Nevertheless, in Treasury Decision 9766, the IRS expressed some uncertainty in the treatment of profits and distributions to a service provider holding a profits interest.  That uncertainty may be attributable to the IRS’s policy originally set forth in Revenue Ruling 69-184 and carried through in Revenue Procedure 2001-43, that a partner is a partner for all purposes—unlike an S corporation shareholder-employee.

In Treasury Decision 9766, Treasury noted:

“Several commenters have requested that the IRS provide additional guidance on the application of Rev. Rul. 69-184 to tiered partnership situations, and have also suggested modifying the holding of Rev.
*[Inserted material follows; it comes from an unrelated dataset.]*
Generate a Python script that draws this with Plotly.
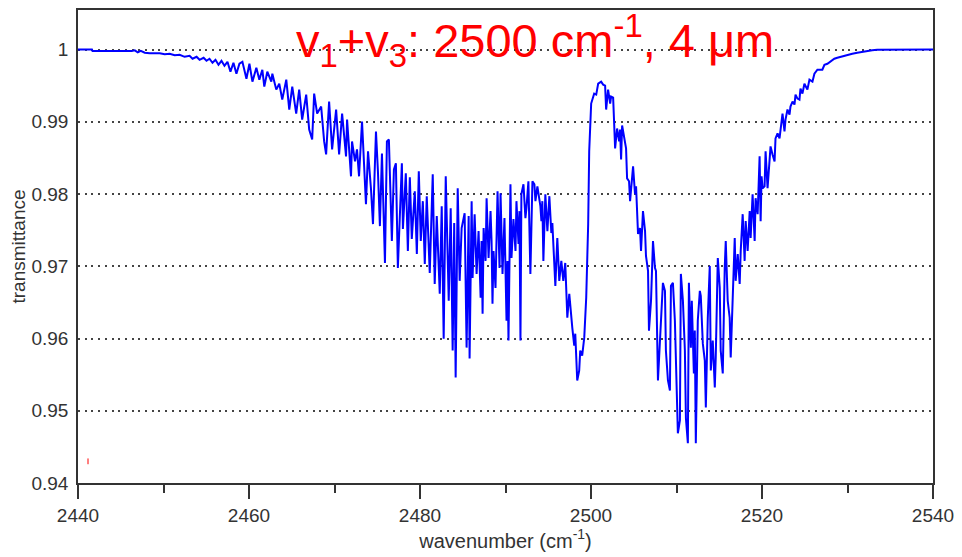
import plotly.graph_objects as go

# ---- data: wavenumber (cm^-1) and transmittance ----
wn_wing = [2440.00, 2441.63, 2441.70, 2446.29, 2446.64, 2446.99, 2447.34, 2447.81, 2448.39, 2449.56,
           2450.14, 2450.72, 2451.31, 2451.89, 2452.47, 2453.05, 2453.40, 2453.87, 2454.22, 2454.69,
           2455.03, 2455.38, 2455.73, 2456.08, 2456.43, 2456.78, 2457.13, 2457.48, 2457.83, 2458.18,
           2458.53, 2458.88]
tr_wing = [1.0000, 1.0000, 0.99978, 0.99978, 0.99989, 0.99961, 0.99982, 0.99955, 0.99948, 0.99948,
           0.99934, 0.99941, 0.99920, 0.99927, 0.99899, 0.99913, 0.99872, 0.99899, 0.99858, 0.99886,
           0.99844, 0.99872, 0.99817, 0.99858, 0.99789, 0.99844, 0.99775, 0.99830, 0.99693, 0.99817,
           0.99665, 0.99803]

wn_p1 = [2459.23, 2459.70, 2460.05, 2460.40, 2460.86, 2461.21, 2461.56, 2461.79, 2462.14, 2462.61,
         2462.73, 2463.19, 2463.54, 2463.89, 2464.36, 2464.71, 2465.06, 2465.52, 2465.87, 2466.22,
         2466.69, 2467.04, 2467.39, 2467.62, 2467.97, 2468.44, 2468.79, 2469.02, 2469.37, 2469.72,
         2470.19, 2470.54, 2470.89, 2471.35, 2471.47]
tr_p1 = [0.99830, 0.99596, 0.99803, 0.99555, 0.99748, 0.99583, 0.99720, 0.99486, 0.99693, 0.99555,
         0.99665, 0.99445, 0.99527, 0.99307, 0.99583, 0.99169, 0.99486, 0.99114, 0.99445, 0.99031,
         0.99376, 0.98893, 0.98755, 0.99389, 0.99114, 0.99210, 0.98728, 0.98548, 0.99279, 0.98617,
         0.99169, 0.98548, 0.99114, 0.98521, 0.99031]

wn_p2 = [2471.93, 2472.05, 2472.40, 2472.63, 2472.87, 2473.22, 2473.68, 2473.92, 2474.27, 2474.50,
         2474.85, 2475.08, 2475.31, 2475.55, 2475.90, 2476.13, 2476.36, 2476.71, 2476.95, 2477.18,
         2477.41, 2477.88, 2478.00, 2478.34, 2478.58, 2478.81, 2479.04, 2479.39, 2479.63, 2479.86,
         2480.09, 2480.33, 2480.56, 2480.79, 2481.14, 2481.49, 2481.72, 2481.96, 2482.31, 2482.54,
         2482.77, 2483.01, 2483.36, 2483.59, 2483.82, 2484.00, 2484.17, 2484.41, 2484.64, 2484.87,
         2485.22, 2485.45]
tr_p2 = [0.98245, 0.98728, 0.98452, 0.98617, 0.98245, 0.99004, 0.97859, 0.98590, 0.98066, 0.97584,
         0.98866, 0.98314, 0.97556, 0.98562, 0.97046, 0.98728, 0.98755, 0.97349, 0.98341, 0.98424,
         0.96977, 0.98424, 0.97515, 0.98286, 0.97211, 0.98231, 0.97377, 0.98039, 0.97170, 0.98314,
         0.97349, 0.97901, 0.97032, 0.97970, 0.96908, 0.98273, 0.96756, 0.97694, 0.96619, 0.97832,
         0.95998, 0.98245, 0.96522, 0.97804, 0.95833, 0.97600, 0.95461, 0.98080, 0.96798, 0.97529,
         0.97735, 0.95874]

wn_p3 = [2485.69, 2485.80, 2486.04, 2486.15, 2486.39, 2486.62, 2486.85, 2487.09, 2487.20, 2487.32,
         2487.44, 2487.67, 2487.79, 2488.02, 2488.25, 2488.37, 2488.48, 2488.60, 2488.83, 2489.07,
         2489.30, 2489.42, 2489.65, 2489.88, 2490.12, 2490.23, 2490.35, 2490.58, 2490.70, 2490.93,
         2491.17, 2491.28, 2491.52, 2491.63, 2491.75, 2491.86, 2492.10, 2492.33, 2492.45, 2492.68,
         2492.91, 2493.15, 2493.38, 2493.50, 2493.73, 2494.08, 2494.20, 2494.31, 2494.43, 2494.66,
         2494.90, 2495.13, 2495.36, 2495.48, 2495.83, 2496.06, 2496.29, 2496.53, 2496.76, 2496.99,
         2497.23, 2497.46, 2497.69, 2497.81, 2498.04, 2498.16, 2498.39, 2498.62, 2498.74, 2498.97,
         2499.21, 2499.44, 2499.67, 2499.79]
tr_p3 = [0.97694, 0.95723, 0.97901, 0.96839, 0.97721, 0.96894, 0.97487, 0.96564, 0.97349, 0.96343,
         0.97529, 0.97074, 0.97942, 0.97115, 0.97763, 0.97349, 0.96481, 0.97211, 0.96701, 0.98039,
         0.96977, 0.98011, 0.96894, 0.97666, 0.96246, 0.97074, 0.95971, 0.98135, 0.97115, 0.97653,
         0.97211, 0.97901, 0.97308, 0.97763, 0.95971, 0.97997, 0.98135, 0.97666, 0.97804, 0.98176,
         0.96894, 0.98176, 0.98135, 0.97901, 0.98107, 0.97832, 0.97625, 0.97901, 0.97074, 0.97997,
         0.97487, 0.97970, 0.97460, 0.97597, 0.96729, 0.97391, 0.96798, 0.97074, 0.96798, 0.97046,
         0.96288, 0.96619, 0.96219, 0.96150, 0.95902, 0.96067, 0.95419, 0.95557, 0.95833, 0.95764,
         0.96012, 0.96564, 0.97584, 0.98590]

wn_r1 = [2500.02, 2500.37, 2500.61, 2500.84, 2501.19, 2501.42,
         2501.65, 2501.77, 2502.00, 2502.24, 2502.35, 2502.59, 2502.70, 2502.82, 2503.05, 2503.29,
         2503.40, 2503.52, 2503.64, 2503.87, 2504.10, 2504.22, 2504.45, 2504.57, 2504.80, 2504.92,
         2505.15, 2505.27, 2505.50, 2505.73, 2505.85, 2506.08, 2506.32, 2506.43, 2506.67, 2506.78,
         2507.02, 2507.13, 2507.25, 2507.48, 2507.60, 2507.83, 2508.07, 2508.18, 2508.41, 2508.65,
         2508.76, 2509.00, 2509.23, 2509.35, 2509.58, 2509.81, 2509.93, 2510.16, 2510.40, 2510.51,
         2510.75, 2510.98, 2511.10, 2511.33, 2511.45, 2511.68, 2511.79, 2512.03, 2512.14, 2512.26]
tr_r1 = [0.99252, 0.99389, 0.99376, 0.99527, 0.99555, 0.99514,
         0.99500, 0.99169, 0.99445, 0.99252, 0.99348, 0.99334, 0.99004, 0.98631, 0.98907, 0.98728,
         0.98893, 0.98479, 0.98948, 0.98797, 0.98631, 0.98217, 0.98176, 0.97901, 0.98286, 0.98383,
         0.97997, 0.98107, 0.97446, 0.97529, 0.97211, 0.97763, 0.97487, 0.97142, 0.96936, 0.96109,
         0.96522, 0.96936, 0.97349, 0.96977, 0.96936, 0.95419, 0.95971, 0.96109, 0.96770, 0.96660,
         0.95833, 0.95419, 0.95281, 0.96729, 0.96770, 0.96246, 0.95695, 0.94689, 0.94868, 0.96894,
         0.96522, 0.95833, 0.94896, 0.94551, 0.96770, 0.95874, 0.96522, 0.95516, 0.96109, 0.94551]

wn_r2 = [2512.49, 2512.73, 2512.84, 2513.08, 2513.31, 2513.43, 2513.66, 2513.89, 2514.01, 2514.24,
         2514.48, 2514.59, 2514.83, 2515.06, 2515.17, 2515.41, 2515.64, 2515.76, 2515.99, 2516.22,
         2516.34, 2516.57, 2516.81, 2516.92, 2517.16, 2517.39, 2517.51, 2517.74, 2517.97, 2518.09,
         2518.32, 2518.56, 2518.67, 2518.90, 2519.14, 2519.25, 2519.49, 2519.72, 2519.84, 2519.95,
         2520.07, 2520.30, 2520.42, 2520.65, 2520.89, 2521.00, 2521.23, 2521.47, 2521.58, 2521.82,
         2522.05, 2522.17, 2522.40, 2522.63, 2522.75, 2522.98, 2523.22, 2523.33, 2523.57, 2523.80,
         2523.92, 2524.15, 2524.38, 2524.50, 2524.73, 2524.96, 2525.31, 2525.55, 2525.90, 2526.13,
         2526.48, 2527.06, 2527.30, 2527.65, 2528.00, 2528.46, 2528.81, 2529.16, 2529.63, 2529.98,
         2530.56, 2531.14, 2531.72, 2532.31, 2532.89, 2533.47, 2540.00]
tr_r2 = [0.96246, 0.96660, 0.96591, 0.95929, 0.95695, 0.95047, 0.96288, 0.97005, 0.95557, 0.95971,
         0.95323, 0.95736, 0.97115, 0.96701, 0.95833, 0.95516, 0.96977, 0.97349, 0.96522, 0.96288,
         0.95736, 0.96619, 0.97391, 0.96798, 0.97170, 0.96756, 0.97211, 0.97721, 0.97074, 0.97625,
         0.97211, 0.97763, 0.97391, 0.97997, 0.97349, 0.97942, 0.97721, 0.98521, 0.97625, 0.98245,
         0.98080, 0.98107, 0.98590, 0.98080, 0.98452, 0.98659, 0.98548, 0.98452, 0.98769, 0.98838,
         0.98769, 0.98866, 0.99114, 0.98866, 0.99031, 0.99169, 0.99100, 0.99210, 0.99279, 0.99238,
         0.99376, 0.99321, 0.99307, 0.99458, 0.99389, 0.99527, 0.99445, 0.99583, 0.99555, 0.99665,
         0.99720, 0.99720, 0.99789, 0.99803, 0.99830, 0.99872, 0.99886, 0.99899, 0.99913, 0.99927,
         0.99941, 0.99955, 0.99968, 0.99975, 0.99989, 0.99996, 1.0000]

# small red stray mark near the lower-left corner of the reference
mark_wn = [2441.17, 2441.17]
mark_tr = [0.94340, 0.94260]

y_ticks = [0.94, 0.95, 0.96, 0.97, 0.98, 0.99, 1.0]
y_tick_labels = ["0.94", "0.95", "0.96", "0.97", "0.98", "0.99", "1"]
x_ticks = [2440, 2460, 2480, 2500, 2520, 2540]
x_tick_labels = ["2440", "2460", "2480", "2500", "2520", "2540"]

title_text = "v<sub>1</sub>+v<sub>3</sub>: 2500 cm<sup>-1</sup>, 4 μm"

segments = [(wn_wing, tr_wing), (wn_p1, tr_p1), (wn_p2, tr_p2), (wn_p3, tr_p3),
            (wn_r1, tr_r1), (wn_r2, tr_r2)]
wavenumber, transmittance = [], []
for a, b in segments:
    assert len(a) == len(b)
    wavenumber += a
    transmittance += b

FONT = "Liberation Sans, Arial, Helvetica, sans-serif"

fig = go.Figure()
fig.add_trace(go.Scatter(x=wavenumber, y=transmittance, mode="lines",
                         line=dict(color="#0000ff", width=2), hoverinfo="skip",
                         showlegend=False))
fig.add_trace(go.Scatter(x=mark_wn, y=mark_tr, mode="lines",
                         line=dict(color="#ff0000", width=1), hoverinfo="skip",
                         showlegend=False))

fig.update_layout(
    width=962, height=557,
    margin=dict(l=78, r=26, t=8, b=74),
    paper_bgcolor="white", plot_bgcolor="white",
    font=dict(family=FONT, color="#333333", size=19),
    annotations=[dict(text=title_text, xref="paper", yref="paper",
                      x=0.253, y=0.935, xanchor="left", yanchor="middle",
                      showarrow=False,
                      font=dict(family=FONT, size=47, color="#ff0000"))],
)
fig.update_xaxes(range=[2440, 2540], tickvals=x_ticks, ticktext=x_tick_labels,
                 showgrid=False, zeroline=False,
                 showline=True, linecolor="#333333", linewidth=1.5, mirror=True,
                 ticks="outside", ticklen=14, tickwidth=1.5, tickcolor="#333333",
                 minor=dict(dtick=10, tick0=2440, ticks="outside", ticklen=8,
                            tickwidth=1.5, tickcolor="#333333", showgrid=False),
                 tickfont=dict(size=19, color="#333333"),
                 title=dict(text="wavenumber (cm<sup>-1</sup>)", standoff=9,
                            font=dict(size=20, color="#333333")))
fig.update_yaxes(range=[0.94, 1.00547], tickvals=y_ticks, ticktext=y_tick_labels,
                 showgrid=True, gridcolor="#444444", gridwidth=1.5, griddash="2px,4.7px",
                 zeroline=False,
                 showline=True, linecolor="#333333", linewidth=1.5, mirror=True,
                 ticks="", ticklabelstandoff=4,
                 tickfont=dict(size=19, color="#333333"),
                 title=dict(text="transmittance", standoff=1,
                            font=dict(size=19, color="#333333")))

fig.write_html("out.html")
Rul. 69-184 to allow partnerships to treat partners as employees in certain circumstances, such as, for example, employees in a partnership who obtain a small ownership interest in the partnership as an employee compensatory award or incentive. However, these commenters have not provided detailed analyses and suggestions as to how the employee benefit and employment tax rules would apply in such situations. The Treasury Department and the IRS request comments on the appropriate application of the principles of Rev. Rul. 69-184 to tiered partnership situations, the circumstances in which it may be appropriate to permit partners to also be employees of the partnership, and the impact on employee benefit plans (including, but not limited to, qualified retirement plans, health and welfare plans, and fringe benefit plans) and on employment taxes if Rev. Rul. 69-184 were to be modified to permit partners to also be employees in certain circumstances.” (emphasis supplied.)
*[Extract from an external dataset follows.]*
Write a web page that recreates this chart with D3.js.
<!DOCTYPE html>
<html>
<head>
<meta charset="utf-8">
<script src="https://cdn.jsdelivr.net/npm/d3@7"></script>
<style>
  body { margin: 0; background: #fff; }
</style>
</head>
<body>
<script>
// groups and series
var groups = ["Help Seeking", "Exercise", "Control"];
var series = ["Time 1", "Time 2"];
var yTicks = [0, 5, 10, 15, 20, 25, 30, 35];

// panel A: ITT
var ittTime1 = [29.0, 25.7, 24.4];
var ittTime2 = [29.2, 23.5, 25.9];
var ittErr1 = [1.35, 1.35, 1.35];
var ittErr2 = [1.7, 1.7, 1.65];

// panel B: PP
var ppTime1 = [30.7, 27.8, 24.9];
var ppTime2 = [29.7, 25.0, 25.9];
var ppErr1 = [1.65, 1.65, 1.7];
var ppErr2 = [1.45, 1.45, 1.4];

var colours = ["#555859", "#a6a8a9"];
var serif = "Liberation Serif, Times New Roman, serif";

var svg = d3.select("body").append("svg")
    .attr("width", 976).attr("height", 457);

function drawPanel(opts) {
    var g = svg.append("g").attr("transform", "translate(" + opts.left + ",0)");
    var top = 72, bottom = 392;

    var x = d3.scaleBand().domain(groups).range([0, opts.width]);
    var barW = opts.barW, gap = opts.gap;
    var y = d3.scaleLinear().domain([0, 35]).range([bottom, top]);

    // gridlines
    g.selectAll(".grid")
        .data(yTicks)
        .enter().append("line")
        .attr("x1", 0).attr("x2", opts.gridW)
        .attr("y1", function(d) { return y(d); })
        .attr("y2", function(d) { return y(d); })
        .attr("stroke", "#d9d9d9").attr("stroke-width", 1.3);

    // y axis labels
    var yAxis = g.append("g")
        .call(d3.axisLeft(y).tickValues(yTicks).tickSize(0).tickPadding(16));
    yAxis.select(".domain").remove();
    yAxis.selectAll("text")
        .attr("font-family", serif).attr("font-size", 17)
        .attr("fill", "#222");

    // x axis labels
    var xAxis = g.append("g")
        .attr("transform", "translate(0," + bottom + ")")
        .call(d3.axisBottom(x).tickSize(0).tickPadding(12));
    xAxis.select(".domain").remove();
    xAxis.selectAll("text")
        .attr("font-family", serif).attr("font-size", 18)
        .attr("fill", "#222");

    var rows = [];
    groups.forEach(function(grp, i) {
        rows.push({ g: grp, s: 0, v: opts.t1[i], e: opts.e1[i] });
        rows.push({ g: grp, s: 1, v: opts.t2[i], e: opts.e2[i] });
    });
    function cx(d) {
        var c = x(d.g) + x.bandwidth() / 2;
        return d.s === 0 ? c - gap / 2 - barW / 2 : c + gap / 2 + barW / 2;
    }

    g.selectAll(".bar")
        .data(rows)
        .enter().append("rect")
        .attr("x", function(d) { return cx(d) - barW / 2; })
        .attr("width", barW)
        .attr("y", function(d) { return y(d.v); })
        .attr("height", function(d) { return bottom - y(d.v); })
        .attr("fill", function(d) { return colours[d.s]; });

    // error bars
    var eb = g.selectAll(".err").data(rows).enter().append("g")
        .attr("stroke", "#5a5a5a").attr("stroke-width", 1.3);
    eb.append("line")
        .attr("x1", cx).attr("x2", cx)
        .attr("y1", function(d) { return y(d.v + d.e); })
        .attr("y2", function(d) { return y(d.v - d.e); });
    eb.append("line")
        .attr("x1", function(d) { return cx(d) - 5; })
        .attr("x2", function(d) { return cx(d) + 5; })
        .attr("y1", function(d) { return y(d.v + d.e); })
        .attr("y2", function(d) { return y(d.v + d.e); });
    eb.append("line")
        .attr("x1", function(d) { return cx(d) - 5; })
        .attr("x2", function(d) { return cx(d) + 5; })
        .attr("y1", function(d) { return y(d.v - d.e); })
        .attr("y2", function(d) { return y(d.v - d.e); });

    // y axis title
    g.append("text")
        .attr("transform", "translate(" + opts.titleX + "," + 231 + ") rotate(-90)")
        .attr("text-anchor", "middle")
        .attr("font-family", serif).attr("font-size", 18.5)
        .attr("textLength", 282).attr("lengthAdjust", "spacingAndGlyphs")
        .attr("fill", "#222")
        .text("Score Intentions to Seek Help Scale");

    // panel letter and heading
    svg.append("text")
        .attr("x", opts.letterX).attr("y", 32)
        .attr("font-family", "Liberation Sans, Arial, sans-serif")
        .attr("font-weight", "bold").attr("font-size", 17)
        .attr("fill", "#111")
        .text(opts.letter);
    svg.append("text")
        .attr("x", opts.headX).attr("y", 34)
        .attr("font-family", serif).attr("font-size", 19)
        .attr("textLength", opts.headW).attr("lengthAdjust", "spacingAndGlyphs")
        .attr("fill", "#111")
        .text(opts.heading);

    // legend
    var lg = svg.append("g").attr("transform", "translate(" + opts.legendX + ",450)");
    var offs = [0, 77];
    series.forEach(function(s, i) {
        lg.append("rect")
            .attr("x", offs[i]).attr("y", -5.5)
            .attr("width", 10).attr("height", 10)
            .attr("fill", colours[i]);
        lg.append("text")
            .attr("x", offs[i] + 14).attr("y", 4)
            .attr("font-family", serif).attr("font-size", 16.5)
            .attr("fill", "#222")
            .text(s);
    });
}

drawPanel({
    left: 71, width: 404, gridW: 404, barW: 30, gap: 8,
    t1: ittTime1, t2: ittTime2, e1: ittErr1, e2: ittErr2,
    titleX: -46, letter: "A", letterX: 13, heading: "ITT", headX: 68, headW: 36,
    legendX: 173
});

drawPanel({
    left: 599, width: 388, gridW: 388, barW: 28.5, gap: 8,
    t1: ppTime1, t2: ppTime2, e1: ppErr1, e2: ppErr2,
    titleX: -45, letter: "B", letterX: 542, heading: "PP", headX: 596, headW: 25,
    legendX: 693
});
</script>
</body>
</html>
So, for the time being, at least, the Treasury and the IRS have thrown their hands in the air and walked away from providing express guidance on the treatment of remuneration to a partner, especially a service provider who is primarily an employee under the IRS’s own guidance.  Employers that are partnerships are left in no man’s land on this issue until proper guidance is available from the IRS.
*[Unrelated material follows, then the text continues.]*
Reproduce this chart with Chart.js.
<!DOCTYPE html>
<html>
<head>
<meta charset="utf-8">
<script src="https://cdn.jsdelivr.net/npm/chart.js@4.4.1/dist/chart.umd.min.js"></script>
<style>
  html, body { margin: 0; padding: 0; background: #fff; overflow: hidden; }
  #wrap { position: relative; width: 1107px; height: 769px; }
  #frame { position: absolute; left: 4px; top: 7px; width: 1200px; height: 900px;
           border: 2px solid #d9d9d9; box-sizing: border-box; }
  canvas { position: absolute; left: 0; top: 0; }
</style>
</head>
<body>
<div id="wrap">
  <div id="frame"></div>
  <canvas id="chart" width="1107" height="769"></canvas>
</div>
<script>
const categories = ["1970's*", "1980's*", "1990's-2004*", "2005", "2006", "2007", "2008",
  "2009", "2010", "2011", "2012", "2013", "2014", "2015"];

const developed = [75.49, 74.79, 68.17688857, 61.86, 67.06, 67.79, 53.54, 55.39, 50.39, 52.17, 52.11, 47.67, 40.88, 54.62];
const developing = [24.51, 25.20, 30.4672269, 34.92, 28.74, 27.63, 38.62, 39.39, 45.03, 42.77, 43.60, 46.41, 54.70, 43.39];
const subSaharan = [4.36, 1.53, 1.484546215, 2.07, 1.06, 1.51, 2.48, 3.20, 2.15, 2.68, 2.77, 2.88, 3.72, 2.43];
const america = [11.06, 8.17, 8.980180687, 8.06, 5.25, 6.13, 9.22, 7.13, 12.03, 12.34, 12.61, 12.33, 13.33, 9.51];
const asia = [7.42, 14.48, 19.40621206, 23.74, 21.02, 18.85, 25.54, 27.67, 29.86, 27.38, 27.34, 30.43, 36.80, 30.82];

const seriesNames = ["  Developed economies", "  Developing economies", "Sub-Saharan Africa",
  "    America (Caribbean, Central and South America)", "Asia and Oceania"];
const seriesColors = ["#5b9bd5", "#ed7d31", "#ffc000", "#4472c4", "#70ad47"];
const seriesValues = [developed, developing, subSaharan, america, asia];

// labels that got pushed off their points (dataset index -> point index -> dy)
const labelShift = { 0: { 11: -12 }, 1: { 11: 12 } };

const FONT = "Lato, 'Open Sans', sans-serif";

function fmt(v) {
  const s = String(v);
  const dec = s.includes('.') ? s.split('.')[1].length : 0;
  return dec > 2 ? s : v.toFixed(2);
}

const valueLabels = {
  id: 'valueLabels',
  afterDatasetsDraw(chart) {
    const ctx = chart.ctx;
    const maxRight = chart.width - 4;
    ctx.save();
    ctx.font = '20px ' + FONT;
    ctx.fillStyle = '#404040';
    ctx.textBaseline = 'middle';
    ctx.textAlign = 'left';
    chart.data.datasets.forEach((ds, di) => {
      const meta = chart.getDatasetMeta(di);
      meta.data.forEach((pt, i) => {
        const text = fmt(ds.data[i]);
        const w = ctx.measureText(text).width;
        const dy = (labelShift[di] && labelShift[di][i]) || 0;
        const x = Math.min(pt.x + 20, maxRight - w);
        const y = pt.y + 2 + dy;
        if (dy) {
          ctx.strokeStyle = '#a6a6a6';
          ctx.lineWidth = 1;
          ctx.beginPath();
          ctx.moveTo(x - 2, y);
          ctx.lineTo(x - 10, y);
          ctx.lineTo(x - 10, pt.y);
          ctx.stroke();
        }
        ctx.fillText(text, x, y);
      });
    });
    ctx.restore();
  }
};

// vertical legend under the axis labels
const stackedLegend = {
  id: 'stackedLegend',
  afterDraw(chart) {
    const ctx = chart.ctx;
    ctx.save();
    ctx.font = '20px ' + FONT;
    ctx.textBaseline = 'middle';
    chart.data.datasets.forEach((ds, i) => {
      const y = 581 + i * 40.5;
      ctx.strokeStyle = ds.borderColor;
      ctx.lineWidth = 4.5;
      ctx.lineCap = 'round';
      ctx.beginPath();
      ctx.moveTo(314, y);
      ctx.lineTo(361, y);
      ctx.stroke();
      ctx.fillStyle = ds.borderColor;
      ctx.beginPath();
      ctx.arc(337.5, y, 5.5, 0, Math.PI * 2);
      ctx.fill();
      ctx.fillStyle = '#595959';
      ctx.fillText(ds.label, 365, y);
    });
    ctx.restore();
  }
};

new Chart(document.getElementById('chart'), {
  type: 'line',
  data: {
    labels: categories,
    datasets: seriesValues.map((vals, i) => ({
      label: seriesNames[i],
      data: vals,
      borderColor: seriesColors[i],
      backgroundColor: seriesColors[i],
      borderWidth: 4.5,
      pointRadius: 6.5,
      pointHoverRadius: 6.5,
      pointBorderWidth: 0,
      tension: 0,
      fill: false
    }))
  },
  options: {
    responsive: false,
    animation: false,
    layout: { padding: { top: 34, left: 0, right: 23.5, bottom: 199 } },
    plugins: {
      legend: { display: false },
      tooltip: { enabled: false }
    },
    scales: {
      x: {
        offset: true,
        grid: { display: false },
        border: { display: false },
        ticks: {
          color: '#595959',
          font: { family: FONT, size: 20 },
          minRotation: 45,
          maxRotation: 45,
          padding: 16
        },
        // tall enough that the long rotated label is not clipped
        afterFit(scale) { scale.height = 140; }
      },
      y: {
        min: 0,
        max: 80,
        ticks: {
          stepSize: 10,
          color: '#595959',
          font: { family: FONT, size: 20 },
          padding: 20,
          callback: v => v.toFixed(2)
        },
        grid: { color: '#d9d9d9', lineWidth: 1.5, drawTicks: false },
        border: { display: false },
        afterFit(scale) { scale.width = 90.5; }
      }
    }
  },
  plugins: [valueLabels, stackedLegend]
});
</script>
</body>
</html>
An LLC employing a number of people who would otherwise be classified as employees but are treated as partners because they each hold small profits interests must weigh the risks in treating the service providers as partners.  If any of them is hurt, will he or she be eligible for workers compensation?  If any of them is terminated, will he or she be eligible for unemployment compensation?  Those determinations are made by state agencies not bound by 47-year-old IRS revenue rulings.  When the partner/employees fail to pay self-employment tax and quarterly tax payments—as many of them almost certainly will—will the IRS look to the LLC for failure to have withheld from service providers who in the context of a corporation almost certainly would be classified under the 20 common law factors as employees?  Finally, and one of concern to any CEO, CFO or manager of such an LLC, if the LLC’s business fails, will the IRS come looking to them personally for the taxes that should have been withheld on the theory that they failed to have withheld and paid over employment taxes?

Some practitioners have advised issuing profits interests from the operating LLC to a newly formed LLC all of whose members would be the service providers who would be receiving profits interests for the services performed for the operating LLC.  That expedient avoids the issue of having the service providers being classified as members of the operating LLC.  Consideration should be given to employing such a device until definitive guidance is issued on the treatment of profit interest holders who otherwise would be classified as the operating LLC’s employees.

Given the potential risks to an LLC and its management in not treating the profits interests holders as employees and the very little upside in treating them as partners, it may still be prudent for LLC management to continue to treat as employees any service providers holding profits interests but who would otherwise be classified as employees.